**Dataset excerpt:**
────────────────────
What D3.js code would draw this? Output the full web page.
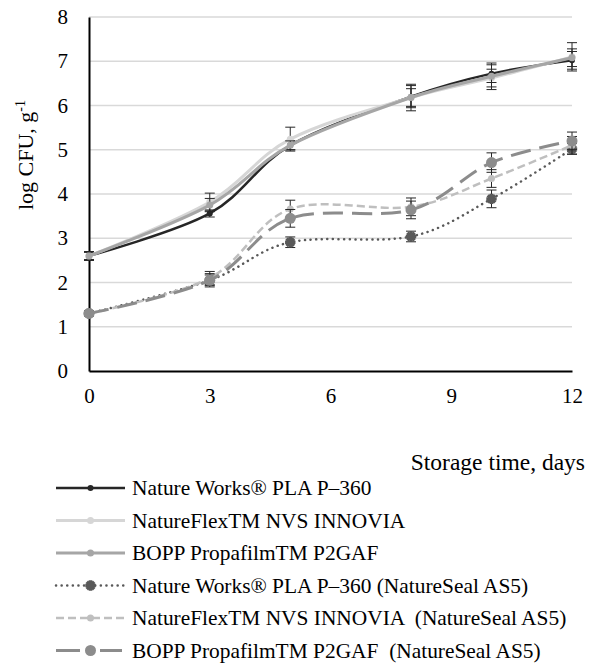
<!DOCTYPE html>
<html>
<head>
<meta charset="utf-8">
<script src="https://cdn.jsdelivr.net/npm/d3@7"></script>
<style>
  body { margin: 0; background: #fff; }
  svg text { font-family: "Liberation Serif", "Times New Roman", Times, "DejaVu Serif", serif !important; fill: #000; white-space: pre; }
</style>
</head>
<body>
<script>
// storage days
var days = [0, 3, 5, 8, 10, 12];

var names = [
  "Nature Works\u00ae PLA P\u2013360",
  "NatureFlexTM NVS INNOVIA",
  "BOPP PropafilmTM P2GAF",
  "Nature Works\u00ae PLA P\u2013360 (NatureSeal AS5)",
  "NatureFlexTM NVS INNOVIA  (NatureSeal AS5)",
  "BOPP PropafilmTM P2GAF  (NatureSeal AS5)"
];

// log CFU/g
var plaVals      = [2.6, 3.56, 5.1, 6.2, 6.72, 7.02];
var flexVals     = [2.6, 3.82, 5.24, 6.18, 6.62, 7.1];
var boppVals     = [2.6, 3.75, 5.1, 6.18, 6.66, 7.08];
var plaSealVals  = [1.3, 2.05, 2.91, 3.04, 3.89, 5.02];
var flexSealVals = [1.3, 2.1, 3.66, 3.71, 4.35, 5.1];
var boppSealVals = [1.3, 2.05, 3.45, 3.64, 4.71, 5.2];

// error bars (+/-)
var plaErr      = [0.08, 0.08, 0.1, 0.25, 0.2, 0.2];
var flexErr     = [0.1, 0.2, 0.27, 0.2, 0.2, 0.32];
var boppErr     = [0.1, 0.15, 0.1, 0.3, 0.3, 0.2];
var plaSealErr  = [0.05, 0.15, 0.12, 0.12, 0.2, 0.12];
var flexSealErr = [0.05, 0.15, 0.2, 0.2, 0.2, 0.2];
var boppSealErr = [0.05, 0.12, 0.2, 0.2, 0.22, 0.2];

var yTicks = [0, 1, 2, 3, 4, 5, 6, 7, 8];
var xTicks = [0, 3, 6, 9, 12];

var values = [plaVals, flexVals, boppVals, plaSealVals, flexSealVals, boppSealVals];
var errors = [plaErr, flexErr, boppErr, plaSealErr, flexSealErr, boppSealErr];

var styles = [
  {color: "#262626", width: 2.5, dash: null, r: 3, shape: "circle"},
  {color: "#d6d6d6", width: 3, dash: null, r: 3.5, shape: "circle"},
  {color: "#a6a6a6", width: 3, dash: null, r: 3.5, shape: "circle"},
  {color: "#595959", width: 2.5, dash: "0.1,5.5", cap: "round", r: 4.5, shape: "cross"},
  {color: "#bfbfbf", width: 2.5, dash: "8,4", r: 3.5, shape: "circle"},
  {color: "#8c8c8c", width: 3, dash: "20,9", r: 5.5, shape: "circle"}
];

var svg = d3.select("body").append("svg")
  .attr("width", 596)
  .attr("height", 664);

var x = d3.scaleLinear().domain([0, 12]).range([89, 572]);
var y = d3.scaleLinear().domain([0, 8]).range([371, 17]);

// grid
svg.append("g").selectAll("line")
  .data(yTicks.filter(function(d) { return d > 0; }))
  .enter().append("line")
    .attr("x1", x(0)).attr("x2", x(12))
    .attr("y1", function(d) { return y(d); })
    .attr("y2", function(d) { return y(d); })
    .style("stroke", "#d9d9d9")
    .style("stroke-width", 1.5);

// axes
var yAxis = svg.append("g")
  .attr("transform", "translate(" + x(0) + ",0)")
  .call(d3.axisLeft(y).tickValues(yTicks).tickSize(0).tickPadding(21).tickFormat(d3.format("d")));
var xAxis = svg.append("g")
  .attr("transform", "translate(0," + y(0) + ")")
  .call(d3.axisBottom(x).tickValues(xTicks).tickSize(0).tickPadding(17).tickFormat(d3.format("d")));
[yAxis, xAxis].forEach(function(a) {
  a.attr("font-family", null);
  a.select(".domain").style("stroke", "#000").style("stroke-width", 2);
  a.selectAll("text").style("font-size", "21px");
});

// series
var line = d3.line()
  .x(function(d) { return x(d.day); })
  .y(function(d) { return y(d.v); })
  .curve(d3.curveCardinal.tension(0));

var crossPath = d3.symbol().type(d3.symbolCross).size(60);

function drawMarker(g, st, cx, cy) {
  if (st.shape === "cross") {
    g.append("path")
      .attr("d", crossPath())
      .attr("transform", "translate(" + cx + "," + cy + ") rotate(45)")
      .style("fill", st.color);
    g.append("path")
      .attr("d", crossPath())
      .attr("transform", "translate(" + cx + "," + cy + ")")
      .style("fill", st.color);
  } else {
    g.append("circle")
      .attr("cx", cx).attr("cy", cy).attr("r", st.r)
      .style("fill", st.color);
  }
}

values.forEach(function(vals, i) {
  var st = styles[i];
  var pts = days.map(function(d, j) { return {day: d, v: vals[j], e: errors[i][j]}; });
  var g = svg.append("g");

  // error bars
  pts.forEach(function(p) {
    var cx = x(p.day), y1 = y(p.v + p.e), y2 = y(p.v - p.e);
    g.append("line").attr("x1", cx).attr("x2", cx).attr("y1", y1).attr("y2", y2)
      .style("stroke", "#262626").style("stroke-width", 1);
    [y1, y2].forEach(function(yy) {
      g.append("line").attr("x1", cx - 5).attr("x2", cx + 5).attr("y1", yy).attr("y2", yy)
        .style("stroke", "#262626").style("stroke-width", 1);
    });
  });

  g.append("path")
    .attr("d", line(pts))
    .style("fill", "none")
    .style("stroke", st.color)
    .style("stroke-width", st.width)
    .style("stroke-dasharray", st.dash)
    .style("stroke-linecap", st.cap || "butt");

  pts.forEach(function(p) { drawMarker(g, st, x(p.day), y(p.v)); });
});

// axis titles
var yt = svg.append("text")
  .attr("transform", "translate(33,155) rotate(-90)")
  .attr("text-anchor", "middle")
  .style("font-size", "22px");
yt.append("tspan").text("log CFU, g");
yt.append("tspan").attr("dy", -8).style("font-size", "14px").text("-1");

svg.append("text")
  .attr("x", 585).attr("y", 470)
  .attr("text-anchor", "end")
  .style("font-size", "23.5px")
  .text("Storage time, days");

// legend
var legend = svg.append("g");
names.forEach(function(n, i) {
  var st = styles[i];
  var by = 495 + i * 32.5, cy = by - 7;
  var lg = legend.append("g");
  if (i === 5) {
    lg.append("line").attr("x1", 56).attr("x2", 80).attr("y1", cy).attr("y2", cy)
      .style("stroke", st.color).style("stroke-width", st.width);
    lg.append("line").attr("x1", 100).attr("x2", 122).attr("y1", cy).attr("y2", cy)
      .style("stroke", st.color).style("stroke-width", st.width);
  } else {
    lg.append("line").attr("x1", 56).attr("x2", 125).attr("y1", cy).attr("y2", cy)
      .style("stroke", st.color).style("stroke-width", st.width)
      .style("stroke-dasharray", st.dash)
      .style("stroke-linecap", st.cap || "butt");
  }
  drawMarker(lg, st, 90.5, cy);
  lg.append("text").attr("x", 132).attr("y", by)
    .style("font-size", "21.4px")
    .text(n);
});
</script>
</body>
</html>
────────────────────
**Aim:** Go from the first line of the listing to the line holding "var boppSealVals = [1.3, 2.05, 3.45, 3.64, 4.71, 5.2];" and, please, transcribe those lines exactly, both included, with no pictures.

**Answer for this exercise:**
What D3.js code would draw this? Output the full web page.
<!DOCTYPE html>
<html>
<head>
<meta charset="utf-8">
<script src="https://cdn.jsdelivr.net/npm/d3@7"></script>
<style>
  body { margin: 0; background: #fff; }
  svg text { font-family: "Liberation Serif", "Times New Roman", Times, "DejaVu Serif", serif !important; fill: #000; white-space: pre; }
</style>
</head>
<body>
<script>
// storage days
var days = [0, 3, 5, 8, 10, 12];

var names = [
  "Nature Works\u00ae PLA P\u2013360",
  "NatureFlexTM NVS INNOVIA",
  "BOPP PropafilmTM P2GAF",
  "Nature Works\u00ae PLA P\u2013360 (NatureSeal AS5)",
  "NatureFlexTM NVS INNOVIA  (NatureSeal AS5)",
  "BOPP PropafilmTM P2GAF  (NatureSeal AS5)"
];

// log CFU/g
var plaVals      = [2.6, 3.56, 5.1, 6.2, 6.72, 7.02];
var flexVals     = [2.6, 3.82, 5.24, 6.18, 6.62, 7.1];
var boppVals     = [2.6, 3.75, 5.1, 6.18, 6.66, 7.08];
var plaSealVals  = [1.3, 2.05, 2.91, 3.04, 3.89, 5.02];
var flexSealVals = [1.3, 2.1, 3.66, 3.71, 4.35, 5.1];
var boppSealVals = [1.3, 2.05, 3.45, 3.64, 4.71, 5.2];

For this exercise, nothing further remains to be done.